By David Lund
I help hotels manage their profits more efficiently and in the hospitality world, there are only two main cost types that need a system and a strategy to properly control them. The two culprits are payroll and expenses. In this piece, I am going to talk about expenses, namely a process for establishing and managing your expenses on an ongoing basis in real time using a zero base.
Zero based expenses are nothing new. Here is the definition from Wikipedia.
Zero-based budgeting originated in the 1970s. Many businesses will budget and plan out things to maintain financials. In the past, businesses would only look at specific things and would assume that everything is already in place and does not need to be double-checked. However, in zero-based budgeting, everything that is to be budgeted needs to be approved. Since zero-based budgeting requires approval for budgeting, this means that budgets are started from a zero-base, with a fresh decision on everything being made every year.
In hotels, we find the zero base very hard to establish but, in my experience, it’s just the opposite. It’s actually easy to find and define the detail but it competes with the other business constituents, the guests and the colleagues. Both of its competitors have voices and they can speak, so unfortunately the expenses in many instances take a perpetual back seat. What this means is hotels operate without a concrete plan when it comes to managing their expenses.
Oddly enough this is OK for most hotel managers, but owners have a very different view. Managers are interested in keeping things fluid and smooth. This means department managers can operate with a certain amount of flexibility and their spending reflects this. After all, the top line is coming in and we all know a certain amount of volume hides a multitude of sins. At least that’s the case until the customers slow down or, heaven forbid, the phone stops ringing. When it does or when the hotel chooses to make the effort to control their expenses the system they need to use is the tried and true Zero Base.
In order to establish a zero base, we need to do some homework – nothing too complicated but it requires a focus and some discipline. When this is required all too often the task of getting the detail is left to a Jr. somebody. This is a mistake. Teaching them the system once established is a good idea, but getting this process working and right requires the individual who can organize and allocate resources within their department and that means they need to be seasoned.
To establish the zero base, we need to create our list for each General Ledger account in complete detail. The best way to do this is to run the line by line from each account for the prior 12 months. Once we know the vendors we then pull the corresponding invoices and record the items purchased, the quantities and the unit price. This is not rocket science, but there is no other way.

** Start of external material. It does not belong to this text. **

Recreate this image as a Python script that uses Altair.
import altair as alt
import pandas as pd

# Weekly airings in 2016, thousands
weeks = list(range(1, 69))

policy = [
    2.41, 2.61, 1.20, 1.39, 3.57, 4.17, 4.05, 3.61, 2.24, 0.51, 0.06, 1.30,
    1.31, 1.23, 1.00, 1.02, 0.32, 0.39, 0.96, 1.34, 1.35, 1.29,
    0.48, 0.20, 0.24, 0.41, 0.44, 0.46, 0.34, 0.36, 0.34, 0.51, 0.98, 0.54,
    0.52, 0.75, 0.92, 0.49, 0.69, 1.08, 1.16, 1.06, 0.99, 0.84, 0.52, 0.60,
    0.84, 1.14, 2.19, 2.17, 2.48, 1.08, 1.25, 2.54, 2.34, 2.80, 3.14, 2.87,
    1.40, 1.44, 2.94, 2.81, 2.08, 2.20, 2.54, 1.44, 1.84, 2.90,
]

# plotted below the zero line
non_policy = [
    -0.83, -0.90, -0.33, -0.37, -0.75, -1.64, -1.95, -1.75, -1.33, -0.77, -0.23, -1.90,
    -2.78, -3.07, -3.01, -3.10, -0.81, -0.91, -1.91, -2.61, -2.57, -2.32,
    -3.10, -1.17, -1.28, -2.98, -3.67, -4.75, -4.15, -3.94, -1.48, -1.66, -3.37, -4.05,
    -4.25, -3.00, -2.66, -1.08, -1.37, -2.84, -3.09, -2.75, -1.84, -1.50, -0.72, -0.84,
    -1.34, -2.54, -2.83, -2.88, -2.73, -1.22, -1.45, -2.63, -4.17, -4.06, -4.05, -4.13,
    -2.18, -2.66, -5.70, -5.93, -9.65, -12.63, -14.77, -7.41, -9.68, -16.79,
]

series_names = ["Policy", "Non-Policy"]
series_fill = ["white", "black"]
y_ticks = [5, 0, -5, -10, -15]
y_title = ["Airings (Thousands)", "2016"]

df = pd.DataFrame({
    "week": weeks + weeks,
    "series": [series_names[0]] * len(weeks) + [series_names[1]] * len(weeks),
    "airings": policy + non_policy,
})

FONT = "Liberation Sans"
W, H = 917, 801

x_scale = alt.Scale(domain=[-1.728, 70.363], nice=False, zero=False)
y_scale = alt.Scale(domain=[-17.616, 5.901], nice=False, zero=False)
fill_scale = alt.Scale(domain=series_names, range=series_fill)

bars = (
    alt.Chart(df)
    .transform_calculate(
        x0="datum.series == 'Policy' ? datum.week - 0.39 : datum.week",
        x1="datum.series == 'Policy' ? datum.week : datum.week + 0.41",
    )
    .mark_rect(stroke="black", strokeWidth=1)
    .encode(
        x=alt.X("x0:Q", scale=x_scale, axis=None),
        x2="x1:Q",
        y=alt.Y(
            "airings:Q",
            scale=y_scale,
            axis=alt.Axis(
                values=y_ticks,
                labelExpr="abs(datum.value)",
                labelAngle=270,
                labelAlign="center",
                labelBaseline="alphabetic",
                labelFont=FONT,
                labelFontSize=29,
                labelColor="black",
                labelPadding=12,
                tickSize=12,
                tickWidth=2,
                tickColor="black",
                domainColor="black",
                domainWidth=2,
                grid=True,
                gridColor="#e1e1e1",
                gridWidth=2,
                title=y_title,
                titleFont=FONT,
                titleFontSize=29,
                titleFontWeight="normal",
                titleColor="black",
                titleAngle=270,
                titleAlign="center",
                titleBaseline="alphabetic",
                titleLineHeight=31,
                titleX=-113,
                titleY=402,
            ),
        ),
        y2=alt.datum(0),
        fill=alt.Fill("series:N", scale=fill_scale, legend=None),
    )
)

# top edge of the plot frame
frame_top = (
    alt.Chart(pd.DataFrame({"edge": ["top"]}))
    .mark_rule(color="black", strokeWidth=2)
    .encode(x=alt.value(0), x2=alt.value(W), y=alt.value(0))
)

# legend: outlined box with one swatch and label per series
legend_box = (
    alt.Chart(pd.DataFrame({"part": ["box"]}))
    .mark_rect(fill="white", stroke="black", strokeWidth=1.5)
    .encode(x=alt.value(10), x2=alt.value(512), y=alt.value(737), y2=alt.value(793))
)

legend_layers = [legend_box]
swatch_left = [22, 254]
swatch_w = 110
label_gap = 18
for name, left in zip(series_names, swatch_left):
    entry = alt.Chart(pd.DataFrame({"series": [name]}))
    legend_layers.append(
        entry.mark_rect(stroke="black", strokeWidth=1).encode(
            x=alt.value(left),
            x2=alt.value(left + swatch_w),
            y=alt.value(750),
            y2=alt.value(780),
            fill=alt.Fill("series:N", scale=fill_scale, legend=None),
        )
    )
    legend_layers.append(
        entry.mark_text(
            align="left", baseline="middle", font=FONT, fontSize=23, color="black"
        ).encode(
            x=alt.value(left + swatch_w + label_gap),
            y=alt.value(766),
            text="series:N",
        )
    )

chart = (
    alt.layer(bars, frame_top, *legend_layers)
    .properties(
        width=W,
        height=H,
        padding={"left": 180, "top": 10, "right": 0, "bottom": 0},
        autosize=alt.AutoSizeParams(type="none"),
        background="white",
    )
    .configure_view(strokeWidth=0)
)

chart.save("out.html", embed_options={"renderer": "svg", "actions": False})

Once this is done you have your detail and now it’s time to plan. What are the parameters of your expense budget or historical cost for this expense line? From your research and your knowledge of how your department operates what do you need to include in your forecast? Make your plan and include all the items, the price and the quantity. Taking into account the forecasted occupancy or cover counts for rooms or F&B, and for non-operating departments, it’s total revenue you want to measure your expenses against.
From the forecast of each line, we now have the departmental total expense forecast for the month in front of us. We submit the totals for each line to the finance leaders and they consolidate our data with all the other departments. When this is done it’s inevitably too many dollars of expense and this is the pivot point and the most important part of the exercise so far.

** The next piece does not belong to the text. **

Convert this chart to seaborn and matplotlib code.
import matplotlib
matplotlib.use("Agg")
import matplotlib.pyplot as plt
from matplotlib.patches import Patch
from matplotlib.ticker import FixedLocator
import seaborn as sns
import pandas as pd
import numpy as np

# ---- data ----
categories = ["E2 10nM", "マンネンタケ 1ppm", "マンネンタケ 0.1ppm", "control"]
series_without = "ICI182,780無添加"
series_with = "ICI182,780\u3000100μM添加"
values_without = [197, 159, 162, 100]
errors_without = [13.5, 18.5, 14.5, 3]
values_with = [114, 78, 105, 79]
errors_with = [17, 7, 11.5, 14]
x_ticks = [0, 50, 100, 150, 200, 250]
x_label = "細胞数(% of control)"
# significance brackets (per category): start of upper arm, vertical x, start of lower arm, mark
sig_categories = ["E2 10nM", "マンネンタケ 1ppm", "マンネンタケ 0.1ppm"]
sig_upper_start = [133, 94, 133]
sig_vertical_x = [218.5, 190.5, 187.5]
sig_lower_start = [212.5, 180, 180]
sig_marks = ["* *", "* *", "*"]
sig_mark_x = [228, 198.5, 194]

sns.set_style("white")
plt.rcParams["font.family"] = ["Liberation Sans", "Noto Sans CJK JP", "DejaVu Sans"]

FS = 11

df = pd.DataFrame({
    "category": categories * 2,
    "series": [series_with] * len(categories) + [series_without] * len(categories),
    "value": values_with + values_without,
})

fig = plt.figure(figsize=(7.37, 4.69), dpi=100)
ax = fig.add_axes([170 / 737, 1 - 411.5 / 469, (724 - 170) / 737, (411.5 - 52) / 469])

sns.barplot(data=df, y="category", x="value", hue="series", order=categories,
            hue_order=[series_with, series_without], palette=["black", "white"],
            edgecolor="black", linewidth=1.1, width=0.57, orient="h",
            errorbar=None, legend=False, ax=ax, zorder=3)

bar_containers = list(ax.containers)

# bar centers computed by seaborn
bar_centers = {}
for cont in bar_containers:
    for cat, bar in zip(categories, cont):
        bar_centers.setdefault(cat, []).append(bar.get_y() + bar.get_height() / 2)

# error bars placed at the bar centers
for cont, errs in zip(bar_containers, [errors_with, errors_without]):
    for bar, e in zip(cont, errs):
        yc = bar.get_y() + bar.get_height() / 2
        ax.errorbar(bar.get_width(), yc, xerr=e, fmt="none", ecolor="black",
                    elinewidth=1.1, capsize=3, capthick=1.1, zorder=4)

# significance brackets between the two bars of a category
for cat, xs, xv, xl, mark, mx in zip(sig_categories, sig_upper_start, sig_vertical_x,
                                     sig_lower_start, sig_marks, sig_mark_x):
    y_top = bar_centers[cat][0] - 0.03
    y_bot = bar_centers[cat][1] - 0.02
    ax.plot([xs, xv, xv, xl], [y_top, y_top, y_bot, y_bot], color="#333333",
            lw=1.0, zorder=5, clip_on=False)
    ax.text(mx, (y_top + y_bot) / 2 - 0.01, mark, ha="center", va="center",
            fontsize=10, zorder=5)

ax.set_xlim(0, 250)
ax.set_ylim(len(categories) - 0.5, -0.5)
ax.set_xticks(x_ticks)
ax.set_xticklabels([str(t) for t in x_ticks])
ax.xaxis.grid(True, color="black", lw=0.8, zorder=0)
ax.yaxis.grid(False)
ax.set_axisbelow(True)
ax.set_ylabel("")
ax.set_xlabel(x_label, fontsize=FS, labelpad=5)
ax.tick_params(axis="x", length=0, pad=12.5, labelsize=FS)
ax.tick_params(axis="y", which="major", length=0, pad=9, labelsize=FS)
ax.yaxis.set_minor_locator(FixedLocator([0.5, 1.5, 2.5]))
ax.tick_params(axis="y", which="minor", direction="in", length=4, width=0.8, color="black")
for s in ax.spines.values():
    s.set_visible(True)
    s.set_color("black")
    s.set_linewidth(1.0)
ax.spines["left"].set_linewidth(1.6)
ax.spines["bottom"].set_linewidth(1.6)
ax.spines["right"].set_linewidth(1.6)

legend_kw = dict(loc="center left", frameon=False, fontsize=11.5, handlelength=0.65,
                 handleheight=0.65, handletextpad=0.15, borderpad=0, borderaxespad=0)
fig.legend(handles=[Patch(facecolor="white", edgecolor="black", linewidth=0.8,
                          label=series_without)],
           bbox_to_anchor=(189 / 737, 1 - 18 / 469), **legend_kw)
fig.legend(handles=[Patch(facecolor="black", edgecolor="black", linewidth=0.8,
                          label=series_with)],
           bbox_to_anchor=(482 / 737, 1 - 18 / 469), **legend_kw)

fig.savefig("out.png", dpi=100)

You may be asked to reduce your department’s expenses by a dollar value – say a $5,000 reduction is requested. Now you have a list to look at and you get to decide what you can live without next month. Remove these items from your forecast detail and retain a copy of what was axed.
Now you have the detail to support the forecasted dollars of expenses and it’s time to start ordering your supplies. This is another critical junction because we want to ensure our spending is in keeping with the revenue projections. In most hotels, we book a significant portion of our revenues in the rooms area “in the month – for the month.” We need to order in 1 or 2 week installments allowing the ability to reduce or even increase quantities needed based on the pickup. This is what we do the zero-based work for, the ability to flex our spending based on revenues, allowing our department to manage its flow thru.

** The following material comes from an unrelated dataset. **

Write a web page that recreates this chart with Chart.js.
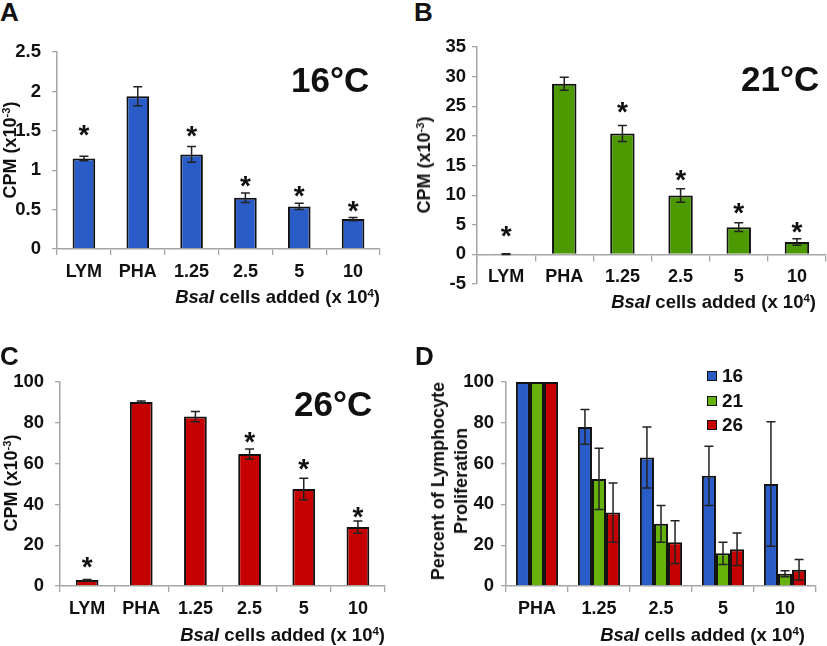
<!DOCTYPE html>
<html>
<head>
<meta charset="utf-8">
<script src="https://cdn.jsdelivr.net/npm/chart.js@4.4.1/dist/chart.umd.min.js"></script>
<style>
    body { margin: 0; background: #fff; width: 827px; height: 646px; position: relative; overflow: hidden;
           font-family: 'Liberation Sans', Arial, sans-serif; font-weight: bold; color: #111; }
    .panel { position: absolute; }
    .txt { position: absolute; white-space: nowrap; line-height: 1; }
    .letter { font-size: 26px; }
    .temp { font-size: 35px; }
    .xtitle { font-size: 18.5px; text-align: right; }
    .ytitle { font-size: 18px; transform: translate(-50%, -50%) rotate(-90deg); text-align: center; }
    sup { font-size: 0.62em; line-height: 0; vertical-align: 0.55em; }
    .leg { position: absolute; font-size: 19px; line-height: 1; }
    .leg span.box { display: inline-block; width: 8px; height: 8px; border: 1.5px solid #111; margin-right: 5px; vertical-align: 1px; }
</style>
</head>
<body>

<canvas id="chartA" class="panel" style="left:0;top:30px" width="392" height="262"></canvas>
<canvas id="chartB" class="panel" style="left:414px;top:30px" width="413" height="275"></canvas>
<canvas id="chartC" class="panel" style="left:0;top:360px" width="392" height="286"></canvas>
<canvas id="chartD" class="panel" style="left:414px;top:360px" width="413" height="286"></canvas>

<div class="txt letter" style="left:0;top:-1px">A</div>
<div class="txt letter" style="left:414px;top:-1px">B</div>
<div class="txt letter" style="left:0;top:343px">C</div>
<div class="txt letter" style="left:415px;top:343px">D</div>

<div class="txt temp" style="left:291px;top:62px">16°C</div>
<div class="txt temp" style="left:741px;top:61px">21°C</div>
<div class="txt temp" style="left:294px;top:386px">26°C</div>

<div class="txt xtitle" style="right:447px;top:288px"><i>BsaI</i> cells added (x 10<sup>4</sup>)</div>
<div class="txt xtitle" style="right:11px;top:293px"><i>BsaI</i> cells added (x 10<sup>4</sup>)</div>
<div class="txt xtitle" style="right:442px;top:626px"><i>BsaI</i> cells added (x 10<sup>4</sup>)</div>
<div class="txt xtitle" style="right:22px;top:626px"><i>BsaI</i> cells added (x 10<sup>4</sup>)</div>

<div class="txt ytitle" style="left:10px;top:150px">CPM (x10<sup>-3</sup>)</div>
<div class="txt ytitle" style="left:424px;top:165px">CPM (x10<sup>-3</sup>)</div>
<div class="txt ytitle" style="left:11px;top:483px">CPM (x10<sup>-3</sup>)</div>
<div class="txt ytitle" style="left:450px;top:481px;line-height:23px">Percent of Lymphocyte<br>Proliferation</div>

<div id="legendD"></div>

<script>
// categories
const categoriesABC = ['LYM', 'PHA', '1.25', '2.5', '5', '10'];
const categoriesD = ['PHA', '1.25', '2.5', '5', '10'];

// panel A, 16 C
const valuesA = [1.15, 1.94, 1.20, 0.65, 0.54, 0.38];
const errorsA = [0.028, 0.12, 0.10, 0.06, 0.04, 0.02];
const starsA = [1.51, null, 1.49, 0.86, 0.73, 0.54];

// panel B, 21 C
const valuesB = [0.05, 28.8, 20.4, 9.95, 4.6, 2.1];
const errorsB = [0.05, 1.1, 1.35, 1.15, 0.75, 0.55];
const starsB = [3.9, null, 24.8, 13.3, 7.7, 4.6];

// panel C, 26 C
const valuesC = [2.9, 90.2, 83.1, 64.7, 47.6, 28.9];
const errorsC = [0.3, 0.5, 2.5, 2.5, 5.3, 3.0];
const starsC = [11.3, null, null, 73, 59.6, 36];

// panel D, percent of PHA
const seriesD = ['16', '21', '26'];
const percent16 = [100, 78, 63, 54, 50];
const errors16 = [0, 8.5, 15, 14.5, 30.5];
const percent21 = [100, 52.5, 30.5, 16, 6];
const errors21 = [0, 15, 9, 5.5, 1.5];
const percent26 = [100, 36, 21.5, 18, 8];
const errors26 = [0, 14.5, 10.5, 8, 5];

const blue = '#2a5cc8';
const green = '#4c9a00';
const greenLight = '#66b10a';
const red = '#c40000';
const axisGrey = '#a6a6a6';

Chart.defaults.font.family = "'Liberation Sans', Arial, sans-serif";
Chart.defaults.font.weight = 'bold';
Chart.defaults.color = '#111';

// error bars + asterisks
const errorBarPlugin = {
    id: 'errorBars',
    afterDatasetsDraw(chart) {
        const ctx = chart.ctx;
        const yScale = chart.scales.y;
        chart.data.datasets.forEach((ds, di) => {
            const meta = chart.getDatasetMeta(di);
            meta.data.forEach((bar, i) => {
                const v = ds.data[i];
                const e = ds.errors ? ds.errors[i] : 0;
                if (e) {
                    const yT = yScale.getPixelForValue(v + e);
                    const yB = yScale.getPixelForValue(v - e);
                    ctx.save();
                    ctx.strokeStyle = '#222';
                    ctx.lineWidth = 1.5;
                    ctx.beginPath();
                    ctx.moveTo(bar.x, yT); ctx.lineTo(bar.x, yB);
                    ctx.moveTo(bar.x - 4.5, yT); ctx.lineTo(bar.x + 4.5, yT);
                    ctx.moveTo(bar.x - 4.5, yB); ctx.lineTo(bar.x + 4.5, yB);
                    ctx.stroke();
                    ctx.restore();
                }
                if (ds.stars && ds.stars[i] != null) {
                    const cy = yScale.getPixelForValue(ds.stars[i]);
                    ctx.save();
                    ctx.font = "bold 28px 'Liberation Sans', Arial, sans-serif";
                    ctx.fillStyle = '#111';
                    ctx.textAlign = 'center';
                    ctx.textBaseline = 'alphabetic';
                    const m = ctx.measureText('*');
                    const base = cy - (m.actualBoundingBoxDescent - m.actualBoundingBoxAscent) / 2;
                    ctx.fillText('*', bar.x, base);
                    ctx.restore();
                }
            });
        });
    }
};

// tick label tanpa nol di belakang (2 bukan 2.0)
const plainTick = v => String(Number(v.toFixed(2)));

function makeChart(id, labels, datasets, opt) {
    return new Chart(document.getElementById(id), {
        type: 'bar',
        data: { labels: labels, datasets: datasets },
        options: {
            responsive: false,
            animation: false,
            layout: { padding: { top: opt.padTop, right: opt.padRight, left: 0, bottom: opt.padBottom || 0 } },
            plugins: { legend: { display: false }, tooltip: { enabled: false } },
            scales: {
                x: {
                    position: opt.xAtZero ? { y: 0 } : 'bottom',
                    grid: { display: true, drawOnChartArea: false, drawTicks: true, tickLength: 6, offset: true, color: axisGrey, lineWidth: 1.3 },
                    border: { display: true, color: axisGrey, width: 1.5 },
                    ticks: { font: { size: 18, weight: 'bold' }, padding: 6, color: '#111' },
                    afterFit: s => { if (opt.xHeight) s.height = opt.xHeight; }
                },
                y: {
                    min: opt.min, max: opt.max,
                    grid: { display: true, drawOnChartArea: false, drawTicks: true, tickLength: 5, color: axisGrey, lineWidth: 1.3 },
                    border: { display: true, color: axisGrey, width: 1.5 },
                    ticks: { stepSize: opt.step, font: { size: 18.5, weight: 'bold' }, padding: opt.yPad, color: '#111', callback: plainTick },
                    afterFit: s => { s.width = opt.yWidth; }
                }
            }
        },
        plugins: [errorBarPlugin]
    });
}

function single(values, errors, stars, color) {
    return [{
        data: values, errors: errors, stars: stars,
        backgroundColor: color, borderColor: '#111', borderWidth: 2,
        barPercentage: 0.42, categoryPercentage: 1
    }];
}

makeChart('chartA', categoriesABC, single(valuesA, errorsA, starsA, blue),
    { min: 0, max: 2.5, step: 0.5, padTop: 21, padRight: 12, yWidth: 57, xHeight: 43, yPad: 11 });

makeChart('chartB', categoriesABC, single(valuesB, errorsB, starsB, green),
    { min: -5, max: 35, step: 5, padTop: 16, padRight: 1, padBottom: 21, yWidth: 63, xAtZero: true, yPad: 6 });

makeChart('chartC', categoriesABC, single(valuesC, errorsC, starsC, red),
    { min: 0, max: 100, step: 20, padTop: 22, padRight: 7, yWidth: 60, xHeight: 60, yPad: 11 });

const colorsD = [blue, greenLight, red];
const valuesD = [percent16, percent21, percent26];
const errorsD = [errors16, errors21, errors26];
makeChart('chartD', categoriesD, seriesD.map((s, i) => ({
    label: s, data: valuesD[i], errors: errorsD[i],
    backgroundColor: colorsD[i], borderColor: '#111', borderWidth: 2,
    barPercentage: 1, categoryPercentage: 0.68
})), { min: 0, max: 100, step: 20, padTop: 22, padRight: 11, yWidth: 92, xHeight: 60, yPad: 7 });

// legend for D
const leg = document.getElementById('legendD');
seriesD.forEach((s, i) => {
    const d = document.createElement('div');
    d.className = 'leg';
    d.style.left = '707px';
    d.style.top = (366 + i * 24.5) + 'px';
    d.innerHTML = `<span class="box" style="background:${colorsD[i]}"></span>${s}`;
    leg.appendChild(d);
});
</script>
</body>
</html>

If the forecast was for 75% occupancy and a rate of $150 and the projection on the 15th of the month is 70% and $145, I need to adjust my ordering and expenses to compensate for the drop in revenues. If I don’t have my detailed list, I’m sunk and I have no way of knowing what to trim.
I have a section in my workshops where we discuss zero-based expense planning and I explain it like a household grocery shopping experiment. It goes like this. If I send you to the store with $200 and ask you to buy some groceries, you will spend the $200 and come home with lots of interesting things. On the other hand, if I send you to the store with the same cash and a shopping list you will come home with what’s on the list. Now the pivot. I only have $180 this week, so I send you to the store with the same list and I ask you to decide what we can live without this week. Now we have a chance to get what we really need for groceries given our revised forecast. Your hotel departmental expenses control and your zero-based system are the same.
It’s not rocket science it’s just being organized and having a list. With that list you’re going to know what you need, what to order and if need be, what to trim. Without it you’re sunk.